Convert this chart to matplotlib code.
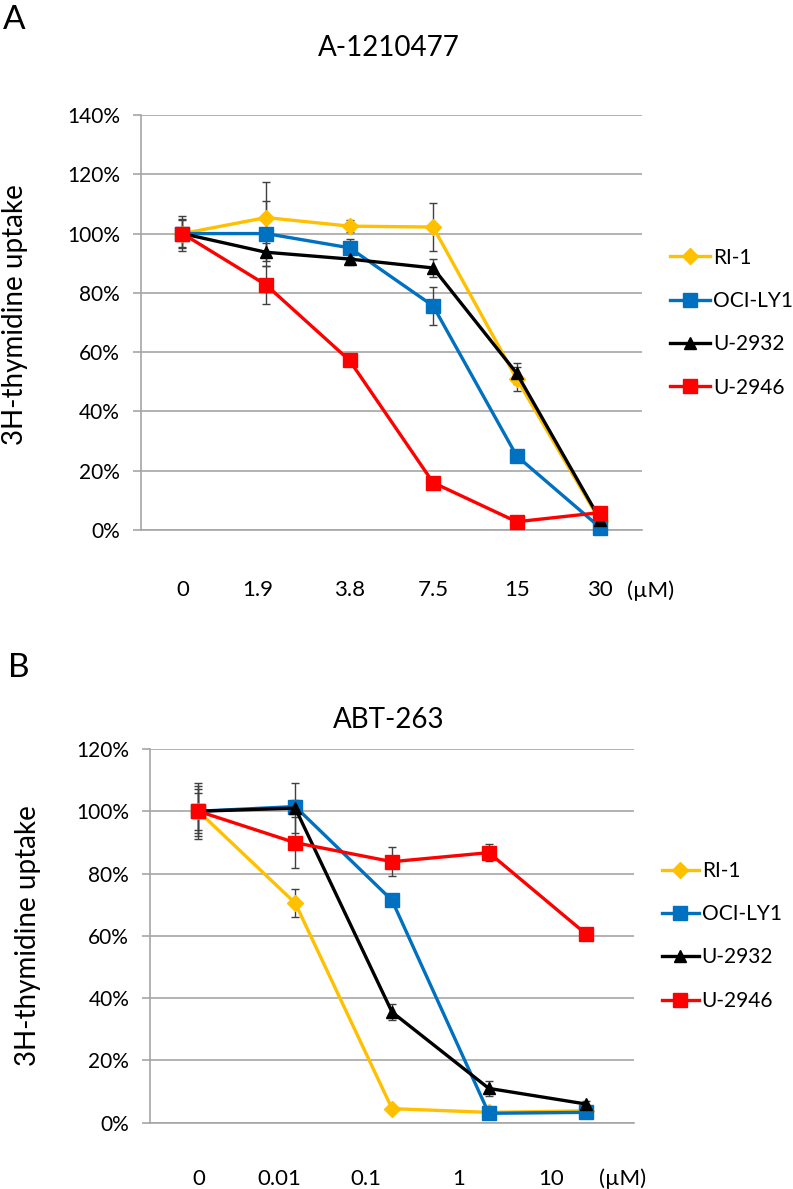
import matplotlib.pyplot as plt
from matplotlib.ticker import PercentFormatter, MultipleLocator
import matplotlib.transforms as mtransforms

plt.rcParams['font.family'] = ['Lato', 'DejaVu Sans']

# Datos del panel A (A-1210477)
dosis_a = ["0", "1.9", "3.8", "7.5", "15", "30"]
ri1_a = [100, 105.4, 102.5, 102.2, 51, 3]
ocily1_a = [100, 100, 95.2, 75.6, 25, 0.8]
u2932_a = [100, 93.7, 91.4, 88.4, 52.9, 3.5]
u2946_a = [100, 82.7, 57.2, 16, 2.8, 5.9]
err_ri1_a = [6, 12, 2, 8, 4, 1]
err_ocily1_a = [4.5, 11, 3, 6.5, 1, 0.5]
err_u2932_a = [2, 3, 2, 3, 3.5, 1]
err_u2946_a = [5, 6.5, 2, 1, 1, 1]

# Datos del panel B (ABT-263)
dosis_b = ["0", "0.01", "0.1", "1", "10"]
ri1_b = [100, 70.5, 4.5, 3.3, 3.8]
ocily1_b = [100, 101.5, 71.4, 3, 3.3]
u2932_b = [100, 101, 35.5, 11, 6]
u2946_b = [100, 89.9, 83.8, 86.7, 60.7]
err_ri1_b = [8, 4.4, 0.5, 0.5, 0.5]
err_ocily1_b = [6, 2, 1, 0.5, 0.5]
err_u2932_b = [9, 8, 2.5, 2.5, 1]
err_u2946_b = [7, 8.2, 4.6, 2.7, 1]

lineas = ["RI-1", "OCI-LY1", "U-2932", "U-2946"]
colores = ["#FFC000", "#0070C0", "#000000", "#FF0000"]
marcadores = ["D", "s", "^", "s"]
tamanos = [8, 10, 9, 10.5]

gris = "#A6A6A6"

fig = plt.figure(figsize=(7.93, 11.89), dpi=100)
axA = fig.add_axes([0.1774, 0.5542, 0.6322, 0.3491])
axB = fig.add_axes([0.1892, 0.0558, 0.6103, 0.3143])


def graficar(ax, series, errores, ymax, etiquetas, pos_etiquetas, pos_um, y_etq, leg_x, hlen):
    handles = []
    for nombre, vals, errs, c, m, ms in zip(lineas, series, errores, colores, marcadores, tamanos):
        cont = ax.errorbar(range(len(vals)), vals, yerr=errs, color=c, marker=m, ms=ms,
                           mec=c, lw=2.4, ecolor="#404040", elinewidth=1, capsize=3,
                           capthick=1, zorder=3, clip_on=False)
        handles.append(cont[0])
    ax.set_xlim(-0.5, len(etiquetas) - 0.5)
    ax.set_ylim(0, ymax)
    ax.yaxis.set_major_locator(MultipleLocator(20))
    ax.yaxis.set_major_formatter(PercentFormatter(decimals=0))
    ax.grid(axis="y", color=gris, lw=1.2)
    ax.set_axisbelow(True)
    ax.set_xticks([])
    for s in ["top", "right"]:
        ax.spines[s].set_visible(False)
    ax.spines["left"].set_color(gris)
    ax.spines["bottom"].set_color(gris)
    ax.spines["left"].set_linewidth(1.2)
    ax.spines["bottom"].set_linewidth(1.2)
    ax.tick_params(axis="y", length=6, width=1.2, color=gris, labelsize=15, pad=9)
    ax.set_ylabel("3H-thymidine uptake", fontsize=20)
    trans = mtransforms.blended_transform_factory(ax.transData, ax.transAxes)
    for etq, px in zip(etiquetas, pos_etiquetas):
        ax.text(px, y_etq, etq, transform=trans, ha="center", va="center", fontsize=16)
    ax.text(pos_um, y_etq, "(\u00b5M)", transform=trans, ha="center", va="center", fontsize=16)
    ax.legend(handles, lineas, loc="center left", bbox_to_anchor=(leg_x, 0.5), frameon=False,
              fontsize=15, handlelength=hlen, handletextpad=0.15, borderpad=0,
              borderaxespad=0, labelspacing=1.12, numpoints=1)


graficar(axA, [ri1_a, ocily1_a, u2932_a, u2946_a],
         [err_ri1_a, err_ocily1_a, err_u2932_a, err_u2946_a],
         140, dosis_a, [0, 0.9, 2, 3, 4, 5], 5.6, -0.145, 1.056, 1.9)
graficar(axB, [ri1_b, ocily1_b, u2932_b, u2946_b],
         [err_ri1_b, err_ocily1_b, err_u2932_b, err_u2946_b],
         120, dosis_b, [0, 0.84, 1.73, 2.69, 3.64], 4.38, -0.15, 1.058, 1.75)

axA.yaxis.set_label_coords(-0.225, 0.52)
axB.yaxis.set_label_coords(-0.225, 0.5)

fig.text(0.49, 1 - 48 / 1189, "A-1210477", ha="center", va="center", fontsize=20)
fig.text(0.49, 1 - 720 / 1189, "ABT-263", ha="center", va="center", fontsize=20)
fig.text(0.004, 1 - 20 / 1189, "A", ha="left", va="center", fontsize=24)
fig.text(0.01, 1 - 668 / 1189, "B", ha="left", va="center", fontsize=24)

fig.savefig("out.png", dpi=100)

_ _ _ _ _

GOAL: Quote in full the listing given above; the images are to be left out.

ANSWER TO THE TASK:
Convert this chart to matplotlib code.
import matplotlib.pyplot as plt
from matplotlib.ticker import PercentFormatter, MultipleLocator
import matplotlib.transforms as mtransforms

plt.rcParams['font.family'] = ['Lato', 'DejaVu Sans']

# Datos del panel A (A-1210477)
dosis_a = ["0", "1.9", "3.8", "7.5", "15", "30"]
ri1_a = [100, 105.4, 102.5, 102.2, 51, 3]
ocily1_a = [100, 100, 95.2, 75.6, 25, 0.8]
u2932_a = [100, 93.7, 91.4, 88.4, 52.9, 3.5]
u2946_a = [100, 82.7, 57.2, 16, 2.8, 5.9]
err_ri1_a = [6, 12, 2, 8, 4, 1]
err_ocily1_a = [4.5, 11, 3, 6.5, 1, 0.5]
err_u2932_a = [2, 3, 2, 3, 3.5, 1]
err_u2946_a = [5, 6.5, 2, 1, 1, 1]

# Datos del panel B (ABT-263)
dosis_b = ["0", "0.01", "0.1", "1", "10"]
ri1_b = [100, 70.5, 4.5, 3.3, 3.8]
ocily1_b = [100, 101.5, 71.4, 3, 3.3]
u2932_b = [100, 101, 35.5, 11, 6]
u2946_b = [100, 89.9, 83.8, 86.7, 60.7]
err_ri1_b = [8, 4.4, 0.5, 0.5, 0.5]
err_ocily1_b = [6, 2, 1, 0.5, 0.5]
err_u2932_b = [9, 8, 2.5, 2.5, 1]
err_u2946_b = [7, 8.2, 4.6, 2.7, 1]

lineas = ["RI-1", "OCI-LY1", "U-2932", "U-2946"]
colores = ["#FFC000", "#0070C0", "#000000", "#FF0000"]
marcadores = ["D", "s", "^", "s"]
tamanos = [8, 10, 9, 10.5]

gris = "#A6A6A6"

fig = plt.figure(figsize=(7.93, 11.89), dpi=100)
axA = fig.add_axes([0.1774, 0.5542, 0.6322, 0.3491])
axB = fig.add_axes([0.1892, 0.0558, 0.6103, 0.3143])


def graficar(ax, series, errores, ymax, etiquetas, pos_etiquetas, pos_um, y_etq, leg_x, hlen):
    handles = []
    for nombre, vals, errs, c, m, ms in zip(lineas, series, errores, colores, marcadores, tamanos):
        cont = ax.errorbar(range(len(vals)), vals, yerr=errs, color=c, marker=m, ms=ms,
                           mec=c, lw=2.4, ecolor="#404040", elinewidth=1, capsize=3,
                           capthick=1, zorder=3, clip_on=False)
        handles.append(cont[0])
    ax.set_xlim(-0.5, len(etiquetas) - 0.5)
    ax.set_ylim(0, ymax)
    ax.yaxis.set_major_locator(MultipleLocator(20))
    ax.yaxis.set_major_formatter(PercentFormatter(decimals=0))
    ax.grid(axis="y", color=gris, lw=1.2)
    ax.set_axisbelow(True)
    ax.set_xticks([])
    for s in ["top", "right"]:
        ax.spines[s].set_visible(False)
    ax.spines["left"].set_color(gris)
    ax.spines["bottom"].set_color(gris)
    ax.spines["left"].set_linewidth(1.2)
    ax.spines["bottom"].set_linewidth(1.2)
    ax.tick_params(axis="y", length=6, width=1.2, color=gris, labelsize=15, pad=9)
    ax.set_ylabel("3H-thymidine uptake", fontsize=20)
    trans = mtransforms.blended_transform_factory(ax.transData, ax.transAxes)
    for etq, px in zip(etiquetas, pos_etiquetas):
        ax.text(px, y_etq, etq, transform=trans, ha="center", va="center", fontsize=16)
    ax.text(pos_um, y_etq, "(\u00b5M)", transform=trans, ha="center", va="center", fontsize=16)
    ax.legend(handles, lineas, loc="center left", bbox_to_anchor=(leg_x, 0.5), frameon=False,
              fontsize=15, handlelength=hlen, handletextpad=0.15, borderpad=0,
              borderaxespad=0, labelspacing=1.12, numpoints=1)


graficar(axA, [ri1_a, ocily1_a, u2932_a, u2946_a],
         [err_ri1_a, err_ocily1_a, err_u2932_a, err_u2946_a],
         140, dosis_a, [0, 0.9, 2, 3, 4, 5], 5.6, -0.145, 1.056, 1.9)
graficar(axB, [ri1_b, ocily1_b, u2932_b, u2946_b],
         [err_ri1_b, err_ocily1_b, err_u2932_b, err_u2946_b],
         120, dosis_b, [0, 0.84, 1.73, 2.69, 3.64], 4.38, -0.15, 1.058, 1.75)

axA.yaxis.set_label_coords(-0.225, 0.52)
axB.yaxis.set_label_coords(-0.225, 0.5)

fig.text(0.49, 1 - 48 / 1189, "A-1210477", ha="center", va="center", fontsize=20)
fig.text(0.49, 1 - 720 / 1189, "ABT-263", ha="center", va="center", fontsize=20)
fig.text(0.004, 1 - 20 / 1189, "A", ha="left", va="center", fontsize=24)
fig.text(0.01, 1 - 668 / 1189, "B", ha="left", va="center", fontsize=24)

fig.savefig("out.png", dpi=100)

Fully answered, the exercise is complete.